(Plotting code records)
########
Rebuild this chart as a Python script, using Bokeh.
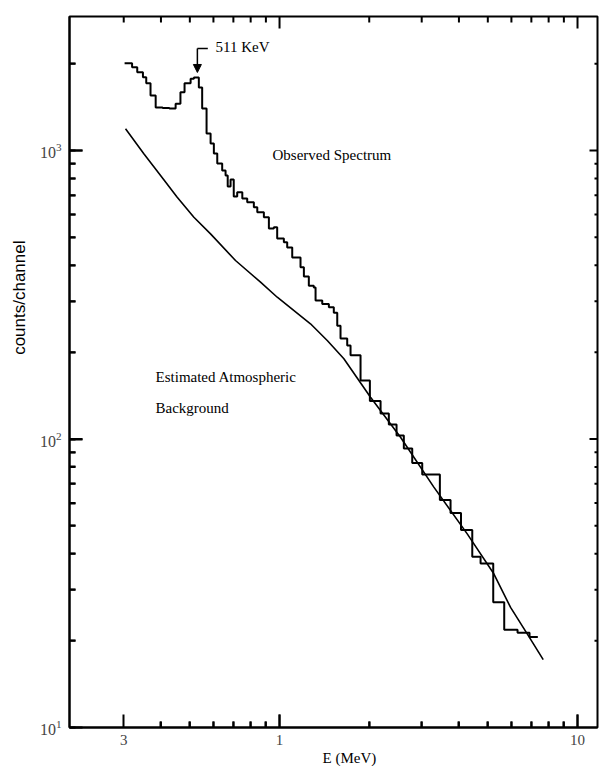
import math
from bokeh.plotting import figure
from bokeh.models import (FixedTicker, LogTicker, Label, Arrow, NormalHead, Range1d,
                          BasicTickFormatter, Title)
from bokeh.embed import file_html
from bokeh.resources import INLINE

# ---- Observed spectrum: channel edges (MeV) and counts/channel ----
obs_edges = [0.302, 0.320, 0.333, 0.348, 0.357, 0.369, 0.384, 0.405, 0.427, 0.448,
             0.465, 0.480, 0.503, 0.516, 0.536, 0.550, 0.569, 0.587, 0.602, 0.618,
             0.642, 0.659, 0.670, 0.685, 0.702, 0.721, 0.750, 0.779, 0.820, 0.842,
             0.886, 0.921, 0.957, 0.982, 1.034, 1.061, 1.103, 1.176, 1.207, 1.254,
             1.303, 1.321, 1.391, 1.464, 1.521, 1.562, 1.602, 1.687, 1.731, 1.870,
             2.010, 2.183, 2.327, 2.470, 2.613, 2.788, 3.012, 3.452, 3.749, 4.065,
             4.434, 4.728, 5.214, 5.676, 6.292, 6.902, 7.359]
obs_counts = [2007, 1944, 1868, 1795, 1711, 1551, 1409, 1404, 1398, 1452,
              1592, 1711, 1772, 1791, 1653, 1398, 1145, 1057, 976, 901,
              852, 819, 750, 793, 693, 717, 682, 662, 636, 611,
              587, 537, 542, 495, 481, 461, 426, 394, 366, 340,
              335, 302, 294, 286, 274, 247, 223, 211, 195, 159.5,
              135.4, 122.6, 112.3, 102.8, 92.7, 82.6, 75.3, 61.5, 55.4, 48.4,
              39.1, 37.0, 27.2, 21.8, 21.3, 20.6]

# ---- Estimated atmospheric background ----
bg_energy = [0.3042, 0.3504, 0.3988, 0.4535, 0.5159, 0.5868, 0.7115, 0.8634, 0.9824, 1.270,
             1.446, 1.644, 2.020, 2.547, 3.295, 4.265, 5.238, 5.961, 6.780, 7.672]
bg_counts = [1189, 974, 819, 689, 587, 514, 415.6, 349.6, 310, 250.8,
             219.5, 189.7, 139.6, 101.4, 68.1, 46.9, 34.1, 26.1, 21.1, 17.2]

# ---- Axes ----
x_lo, x_hi = 0.1973, 11.67
y_lo, y_hi = 10, 2914
x_major = [0.3, 1, 10]
x_major_labels = ["3", "1", "10"]
x_long = [1, 10]
x_short = [0.3, 0.4, 0.5, 0.6, 0.7, 0.8, 0.9, 2, 3, 4, 5, 6, 7, 8, 9]
y_long = [100, 1000]
y_short = [20, 30, 40, 50, 60, 70, 80, 90, 200, 300, 400, 500, 600, 700, 800, 900, 2000]

SERIF = "Liberation Serif"
FRAME_W, FRAME_H = 528, 711

p = figure(width=599, height=766, x_axis_type="log", y_axis_type="log",
           x_range=Range1d(x_lo, x_hi), y_range=Range1d(y_lo, y_hi),
           output_backend="svg", toolbar_location=None,
           min_border_left=69, min_border_right=2, min_border_top=16, min_border_bottom=39)
p.xgrid.visible = False
p.ygrid.visible = False
p.outline_line_color = "black"
p.outline_line_width = 2
p.background_fill_color = "white"
p.border_fill_color = "white"

for ax in (p.xaxis[0], p.yaxis[0]):
    ax.major_tick_in = 13
    ax.major_tick_out = 0
    ax.minor_tick_in = 6
    ax.minor_tick_out = 0
    ax.axis_line_width = 2
    ax.major_tick_line_width = 2
    ax.minor_tick_line_width = 2

xa = p.xaxis[0]
xa.ticker = FixedTicker(ticks=x_major, minor_ticks=x_short[1:])
xa.formatter = BasicTickFormatter()
xa.major_label_overrides = {t: lab for t, lab in zip(x_major, x_major_labels)}
xa.major_label_text_font = SERIF
xa.major_label_text_font_size = "15px"
xa.major_label_standoff = 7

ya = p.yaxis[0]
ya.ticker = LogTicker(num_minor_ticks=10)
ya.major_label_text_font = SERIF
ya.major_label_text_font_size = "16px"
ya.major_label_standoff = 8

# ---- Frame tick marks (inward), built from the tick value lists ----
px_per_dec_x = FRAME_W / math.log10(x_hi / x_lo)
px_per_dec_y = FRAME_H / math.log10(y_hi / y_lo)


def xticks(vals, length, at_top):
    f = 10 ** (length / px_per_dec_y)
    y0 = y_hi if at_top else y_lo
    y1 = y0 / f if at_top else y0 * f
    p.segment(x0=vals, y0=[y0] * len(vals), x1=vals, y1=[y1] * len(vals),
              line_color="black", line_width=2)


def yticks(vals, length, at_right):
    f = 10 ** (length / px_per_dec_x)
    x0 = x_hi if at_right else x_lo
    x1 = x0 / f if at_right else x0 * f
    p.segment(x0=[x0] * len(vals), y0=vals, x1=[x1] * len(vals), y1=vals,
              line_color="black", line_width=2)


xticks(x_long, 13, False)
xticks(x_short[1:], 6, False)
xticks(x_long, 12, True)
xticks(x_short, 6, True)
yticks(y_long, 13, False)
yticks(y_short, 6, False)
yticks(y_long, 8, True)
yticks(y_short, 3, True)

# ---- Data ----
p.step(x=obs_edges, y=obs_counts + [obs_counts[-1]], mode="after",
       line_color="black", line_width=2)
p.line(x=bg_energy, y=bg_counts, line_color="black", line_width=1.6)

# ---- Annotations ----
p.line(x=[0.5745, 0.53], y=[2257, 2257], line_color="black", line_width=1.5)
p.add_layout(Arrow(end=NormalHead(size=8, fill_color="black", line_color="black"),
                   x_start=0.53, y_start=2257, x_end=0.53, y_end=1864,
                   line_color="black", line_width=1.5))


def txt(x, y, s, size="15px", **kw):
    p.add_layout(Label(x=x, y=y, text=s, text_font=SERIF, text_font_size=size,
                       text_color="black", text_baseline="middle", **kw))


txt(0.610, 2293, "511 KeV")
txt(0.947, 961, "Observed Spectrum")
txt(0.3836, 163.4, "Estimated Atmospheric")
txt(0.3836, 127.6, "Background")

# axis titles in the margins
p.add_layout(Title(text="counts/channel", align="right", offset=224, standoff=15,
                   text_font="Liberation Sans", text_font_size="17px",
                   text_font_style="normal", text_color="black"), "left")
p.add_layout(Title(text="E (MeV)", align="left", offset=253, standoff=0,
                   text_font=SERIF, text_font_size="15px",
                   text_font_style="normal", text_color="black"), "below")

open("out.html", "w").write(file_html(p, INLINE))
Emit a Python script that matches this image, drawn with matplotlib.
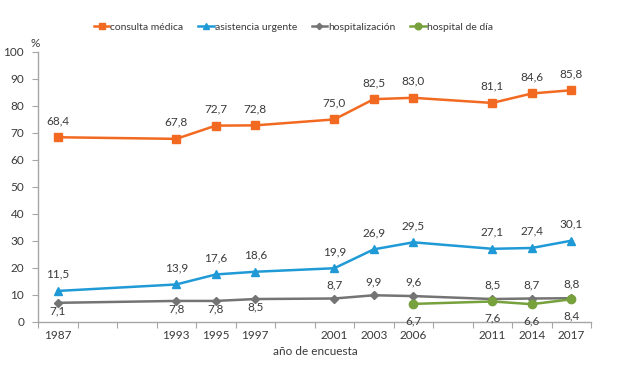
import numpy as np
import matplotlib
matplotlib.use("Agg")
import matplotlib.pyplot as plt

plt.rcParams['font.family'] = ['Lato', 'DejaVu Sans']

# category slots on the x axis (blank slots keep the gaps between survey years)
slots = ['1987', '', '', '1993', '1995', '1997', '', '2001', '2003', '2006', '', '2011', '2014', '2017']
years = ['1987', '1993', '1995', '1997', '2001', '2003', '2006', '2011', '2014', '2017']
consulta = [68.4, 67.8, 72.7, 72.8, 75.0, 82.5, 83.0, 81.1, 84.6, 85.8]
urgente = [11.5, 13.9, 17.6, 18.6, 19.9, 26.9, 29.5, 27.1, 27.4, 30.1]
hospitalizacion = [7.1, 7.8, 7.8, 8.5, 8.7, 9.9, 9.6, 8.5, 8.7, 8.8]
dia_years = ['2006', '2011', '2014', '2017']
hospital_dia = [6.7, 7.6, 6.6, 8.4]

def fmt(v):
    return ('%.1f' % v).replace('.', ',')

xpos = [slots.index(y) for y in years]
xdia = [slots.index(y) for y in dia_years]

c_or = '#F26A21'
c_bl = '#1F9AD6'
c_gr = '#747474'
c_gn = '#76A13C'
axc = '#A6A6A6'
tc = '#3A3A3A'

fig = plt.figure(figsize=(6.2, 3.68), dpi=100, facecolor='w')
ax = fig.add_axes([0.0613, 0.125, 0.892, 0.734])

l1, = ax.plot(xpos, consulta, color=c_or, lw=1.8, marker='s', ms=6, label='consulta médica')
l2, = ax.plot(xpos, urgente, color=c_bl, lw=1.8, marker='^', ms=6, label='asistencia urgente')
l3, = ax.plot(xpos, hospitalizacion, color=c_gr, lw=1.8, marker='D', ms=4, label='hospitalización')
l4, = ax.plot(xdia, hospital_dia, color=c_gn, lw=1.8, marker='o', ms=6, label='hospital de día')

for x, v in zip(xpos, consulta):
    ax.annotate(fmt(v), (x, v), xytext=(0, 8), textcoords='offset points',
                ha='center', va='bottom', fontsize=8.5, color=tc)
for x, v in zip(xpos, urgente):
    ax.annotate(fmt(v), (x, v), xytext=(0, 8), textcoords='offset points',
                ha='center', va='bottom', fontsize=8.5, color=tc)
for i, (x, v) in enumerate(zip(xpos, hospitalizacion)):
    if i < 4:
        ax.annotate(fmt(v), (x, v), xytext=(0, -2), textcoords='offset points',
                    ha='center', va='top', fontsize=8.5, color=tc)
    else:
        ax.annotate(fmt(v), (x, v), xytext=(0, 6), textcoords='offset points',
                    ha='center', va='bottom', fontsize=8.5, color=tc)
for x, v in zip(xdia, hospital_dia):
    ax.annotate(fmt(v), (x, v), xytext=(0, -8), textcoords='offset points',
                ha='center', va='top', fontsize=8.5, color=tc)

ax.set_xlim(-0.5, len(slots) - 0.5)
ax.set_ylim(0, 100)
ax.set_yticks(np.arange(0, 101, 10))
ax.set_xticks(np.arange(-0.5, len(slots), 1.0))
ax.set_xticklabels([])
ax.set_xticks(np.arange(len(slots)), minor=True)
ax.set_xticklabels(slots, minor=True)
ax.tick_params(axis='x', which='minor', length=0, pad=6, labelsize=8.5, labelcolor=tc)
ax.tick_params(axis='x', which='major', length=4, color=axc, direction='out')
ax.tick_params(axis='y', length=4, color=axc, labelsize=8.5, labelcolor=tc, direction='out', pad=6)
for s in ['top', 'right']:
    ax.spines[s].set_visible(False)
for s in ['left', 'bottom']:
    ax.spines[s].set_color(axc)
    ax.spines[s].set_linewidth(1)

fig.text(0.056, 0.872, '%', fontsize=8.5, color=tc, ha='center')
fig.text(0.508, 0.035, 'año de encuesta', fontsize=8.5, color=tc, ha='center')

fig.legend(handles=[l1, l2, l3, l4], loc='center', bbox_to_anchor=(0.473, 0.927),
           ncol=4, frameon=False, fontsize=7.5, handlelength=1.5, handletextpad=0.1,
           columnspacing=1.4, labelcolor=tc, markerscale=0.8)

plt.savefig('out.png', dpi=100)
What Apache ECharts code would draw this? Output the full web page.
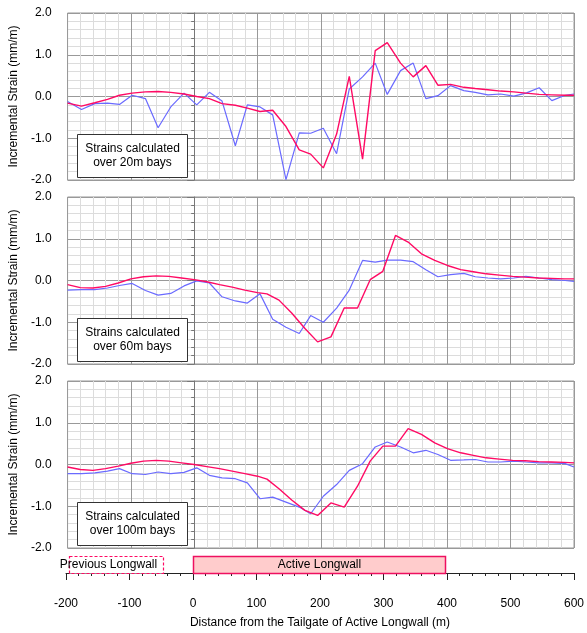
<!DOCTYPE html>
<html>
<head>
<meta charset="utf-8">
<script src="https://cdn.jsdelivr.net/npm/echarts@6/dist/echarts.min.js"></script>
<style>
html,body{margin:0;padding:0;background:#fff;}
#chart{width:587px;height:633px;}
</style>
</head>
<body>
<div id="chart"></div>
<script>
// Measured positions (m) for the 20m / 60m / 100m measured strains
const xPos = [-200,-178,-157,-137,-118,-98,-77,-57,-37,-16,4,24,44,65,84,104,124,145,166,184,204,225,245,266,286,305,326,346,366,385,405,426,444,464,484,505,524,545,565,586,600];
// Positions (m) of the predicted strain points for the 60m and 100m panels
const xPred = [-200,-180,-160,-140,-120,-100,-80,-60,-40,-20,0,20,40,60,80,100,115,134,154,175,195,216,237,258,278,298,318,338,359,380,400,421,441,461,482,503,523,544,564,585,600];

// Panel 1: 20m bays
const blue20 = [-0.12,-0.31,-0.17,-0.16,-0.19,0.03,-0.05,-0.75,-0.25,0.08,-0.20,0.10,-0.11,-1.18,-0.20,-0.25,-0.44,-1.99,-0.87,-0.88,-0.76,-1.37,0.18,0.47,0.80,0.05,0.62,0.80,-0.05,0.02,0.26,0.14,0.10,0.04,0.06,0.01,0.08,0.21,-0.10,0.03,0.06];
const red20 = [-0.16,-0.23,-0.15,-0.07,0.03,0.08,0.11,0.12,0.10,0.06,0.00,-0.05,-0.17,-0.21,-0.28,-0.36,-0.33,-0.72,-1.28,-1.38,-1.71,-0.90,0.48,-1.50,1.10,1.29,0.80,0.47,0.74,0.27,0.29,0.22,0.19,0.16,0.13,0.11,0.08,0.05,0.04,0.03,0.03];

// Panel 2: 60m bays
const blue60 = [-0.23,-0.22,-0.22,-0.18,-0.12,-0.07,-0.24,-0.35,-0.31,-0.13,-0.01,-0.06,-0.39,-0.49,-0.54,-0.32,-0.93,-1.12,-1.27,-0.84,-1.00,-0.66,-0.23,0.48,0.44,0.49,0.49,0.45,0.26,0.09,0.14,0.17,0.09,0.06,0.04,0.06,0.10,0.06,0.02,0.00,-0.02];
const red60 = [-0.10,-0.17,-0.18,-0.14,-0.06,0.04,0.09,0.11,0.10,0.06,0.02,-0.03,-0.10,-0.16,-0.23,-0.29,-0.32,-0.47,-0.78,-1.15,-1.47,-1.35,-0.66,-0.66,0.02,0.22,1.08,0.92,0.64,0.48,0.36,0.26,0.21,0.16,0.13,0.10,0.08,0.06,0.05,0.04,0.04];

// Panel 3: 100m bays
const blue100 = [-0.22,-0.22,-0.20,-0.16,-0.10,-0.22,-0.24,-0.18,-0.22,-0.19,-0.08,-0.26,-0.32,-0.34,-0.44,-0.82,-0.78,-0.90,-1.02,-1.18,-0.76,-0.48,-0.14,0.02,0.42,0.54,0.42,0.28,0.34,0.24,0.10,0.11,0.12,0.06,0.06,0.08,0.06,0.04,0.04,0.02,-0.06];
const red100 = [-0.06,-0.12,-0.14,-0.10,-0.04,0.03,0.08,0.10,0.08,0.04,0.00,-0.05,-0.10,-0.16,-0.22,-0.28,-0.35,-0.58,-0.85,-1.10,-1.22,-0.92,-1.02,-0.52,0.08,0.44,0.44,0.86,0.72,0.52,0.38,0.28,0.22,0.16,0.13,0.10,0.09,0.07,0.06,0.05,0.04];

const panelLabels = ['Strains calculated\nover 20m bays','Strains calculated\nover 60m bays','Strains calculated\nover 100m bays'];
const yTicks = [-2, -1, 0, 1, 2];
const xTicks = [-200, -100, 0, 100, 200, 300, 400, 500, 600];

// Longwall extents (m)
const lwNames = ['Previous Longwall', 'Active Longwall'];
const lwStart = [-195, 0];
const lwEnd = [-47, 397];

const FONT = 'Liberation Sans, Arial, sans-serif';
const BLUE = '#6a6aff';
const RED = '#ff0a64';

const panelTops = [13, 197, 381];
const panelH = 167;

const grids = [];
const xAxes = [];
const yAxes = [];
const series = [];
const graphics = [];

const blues = [blue20, blue60, blue100];
const reds = [red20, red60, red100];
const redX = [xPos, xPred, xPred];

for (let i = 0; i < 3; i++) {
  grids.push({left: 66, width: 508, top: panelTops[i], height: panelH, show: true, borderColor: '#999', borderWidth: 1, backgroundColor: '#fff'});
  xAxes.push({
    gridIndex: i, type: 'value', min: xTicks[0], max: xTicks[xTicks.length-1], interval: 100,
    axisLine: {show: false}, axisTick: {show: false}, axisLabel: {show: false},
    minorTick: {show: false, splitNumber: 5},
    splitLine: {show: true, lineStyle: {color: '#999', width: 1}},
    minorSplitLine: {show: true, lineStyle: {color: '#dcdcdc', width: 1}}
  });
  yAxes.push({
    gridIndex: i, type: 'value', min: yTicks[0], max: yTicks[yTicks.length-1], interval: 1,
    name: 'Incremental Strain (mm/m)', nameLocation: 'middle', nameGap: 41,
    nameTextStyle: {fontFamily: FONT, fontSize: 12, color: '#000'},
    axisLine: {show: true, lineStyle: {color: '#777', width: 1}},
    axisTick: {show: true, length: 7, lineStyle: {color: '#777'}},
    minorTick: {show: true, splitNumber: 5, length: 3, lineStyle: {color: '#777'}},
    axisLabel: {fontFamily: FONT, fontSize: 12, color: '#000', margin: 16, formatter: v => v.toFixed(1)},
    splitLine: {show: true, lineStyle: {color: '#999', width: 1}},
    minorSplitLine: {show: true, lineStyle: {color: '#dcdcdc', width: 1}}
  });
  series.push({
    type: 'line', xAxisIndex: i, yAxisIndex: i, showSymbol: false, silent: true, animation: false,
    lineStyle: {color: BLUE, width: 1.2}, z: 3,
    data: xPos.map((x, k) => [x, blues[i][k]])
  });
  series.push({
    type: 'line', xAxisIndex: i, yAxisIndex: i, showSymbol: false, silent: true, animation: false,
    lineStyle: {color: RED, width: 1.4}, z: 4,
    data: redX[i].map((x, k) => [x, reds[i][k]])
  });
  const bt = panelTops[i] + 121;
  graphics.push({
    type: 'rect', z: 10,
    shape: {x: 77.5, y: bt + 0.5, width: 110, height: 43},
    style: {fill: '#fff', stroke: '#333', lineWidth: 1}
  });
  graphics.push({
    type: 'text', z: 11,
    style: {x: 132.5, y: bt + 22, text: panelLabels[i], textAlign: 'center', textVerticalAlign: 'middle',
      font: '12px ' + FONT, fill: '#000', lineHeight: 14}
  });
}

// Bottom strip with longwall boxes and the distance axis
grids.push({left: 66, width: 508, top: 556, height: 17, show: false});
xAxes.push({
  gridIndex: 3, type: 'value', min: xTicks[0], max: xTicks[xTicks.length-1], interval: 100, offset: 9,
  name: 'Distance from the Tailgate of Active Longwall (m)', nameLocation: 'middle', nameGap: 35,
  nameTextStyle: {fontFamily: FONT, fontSize: 12, color: '#000'},
  axisLine: {show: true, lineStyle: {color: '#222', width: 1}},
  axisTick: {show: true, length: 7, lineStyle: {color: '#222'}},
  minorTick: {show: true, splitNumber: 5, length: 3, lineStyle: {color: '#222'}},
  axisLabel: {fontFamily: FONT, fontSize: 12, color: '#000', margin: 16},
  splitLine: {show: false}
});
yAxes.push({gridIndex: 3, type: 'value', min: 0, max: 1, show: false});
series.push({
  type: 'custom', xAxisIndex: 3, yAxisIndex: 3, silent: true, animation: false,
  data: lwNames.map((n, k) => [lwStart[k], lwEnd[k], k]),
  renderItem: function (params, api) {
    const s = api.value(0), e = api.value(1), k = api.value(2);
    const p0 = api.coord([s, 1]);
    const p1 = api.coord([e, 0]);
    const x0 = Math.round(p0[0]) + 0.5, y0 = Math.round(p0[1]) + 0.5;
    const x1 = Math.round(p1[0]) + 0.5, y1 = Math.round(p1[1]) + 0.5;
    const prev = k === 0;
    return {
      type: 'group',
      children: [
        {type: 'rect', shape: {x: x0, y: y0, width: x1 - x0, height: y1 - y0},
          style: prev ? {fill: '#fff', stroke: RED, lineWidth: 1.2, lineDash: [3, 2]}
                      : {fill: '#ffcccc', stroke: '#ee1060', lineWidth: 1.5}},
        {type: 'text', style: {x: (x0 + x1) / 2 + (prev ? -8 : 0), y: (y0 + y1) / 2, text: lwNames[k],
          textAlign: 'center', textVerticalAlign: 'middle', font: '12px ' + FONT, fill: '#000'}}
      ]
    };
  }
});

const chart = echarts.init(document.getElementById('chart'), null, {renderer: 'canvas'});
chart.setOption({
  animation: false,
  backgroundColor: '#fff',
  grid: grids,
  xAxis: xAxes,
  yAxis: yAxes,
  series: series,
  graphic: graphics
});
</script>
</body>
</html>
########
◆ TASK BRIEF ◆
Set down word for word the lines from the first entry through the line with "219.5, 189.7, 139.6, 101.4, 68.1, 46.9, 34.1, 26.1, 21.1, 17.2]", both included, omitting pictures.

◆ WORKED ANSWER ◆
Rebuild this chart as a Python script, using Bokeh.
import math
from bokeh.plotting import figure
from bokeh.models import (FixedTicker, LogTicker, Label, Arrow, NormalHead, Range1d,
                          BasicTickFormatter, Title)
from bokeh.embed import file_html
from bokeh.resources import INLINE

# ---- Observed spectrum: channel edges (MeV) and counts/channel ----
obs_edges = [0.302, 0.320, 0.333, 0.348, 0.357, 0.369, 0.384, 0.405, 0.427, 0.448,
             0.465, 0.480, 0.503, 0.516, 0.536, 0.550, 0.569, 0.587, 0.602, 0.618,
             0.642, 0.659, 0.670, 0.685, 0.702, 0.721, 0.750, 0.779, 0.820, 0.842,
             0.886, 0.921, 0.957, 0.982, 1.034, 1.061, 1.103, 1.176, 1.207, 1.254,
             1.303, 1.321, 1.391, 1.464, 1.521, 1.562, 1.602, 1.687, 1.731, 1.870,
             2.010, 2.183, 2.327, 2.470, 2.613, 2.788, 3.012, 3.452, 3.749, 4.065,
             4.434, 4.728, 5.214, 5.676, 6.292, 6.902, 7.359]
obs_counts = [2007, 1944, 1868, 1795, 1711, 1551, 1409, 1404, 1398, 1452,
              1592, 1711, 1772, 1791, 1653, 1398, 1145, 1057, 976, 901,
              852, 819, 750, 793, 693, 717, 682, 662, 636, 611,
              587, 537, 542, 495, 481, 461, 426, 394, 366, 340,
              335, 302, 294, 286, 274, 247, 223, 211, 195, 159.5,
              135.4, 122.6, 112.3, 102.8, 92.7, 82.6, 75.3, 61.5, 55.4, 48.4,
              39.1, 37.0, 27.2, 21.8, 21.3, 20.6]

# ---- Estimated atmospheric background ----
bg_energy = [0.3042, 0.3504, 0.3988, 0.4535, 0.5159, 0.5868, 0.7115, 0.8634, 0.9824, 1.270,
             1.446, 1.644, 2.020, 2.547, 3.295, 4.265, 5.238, 5.961, 6.780, 7.672]
bg_counts = [1189, 974, 819, 689, 587, 514, 415.6, 349.6, 310, 250.8,
             219.5, 189.7, 139.6, 101.4, 68.1, 46.9, 34.1, 26.1, 21.1, 17.2]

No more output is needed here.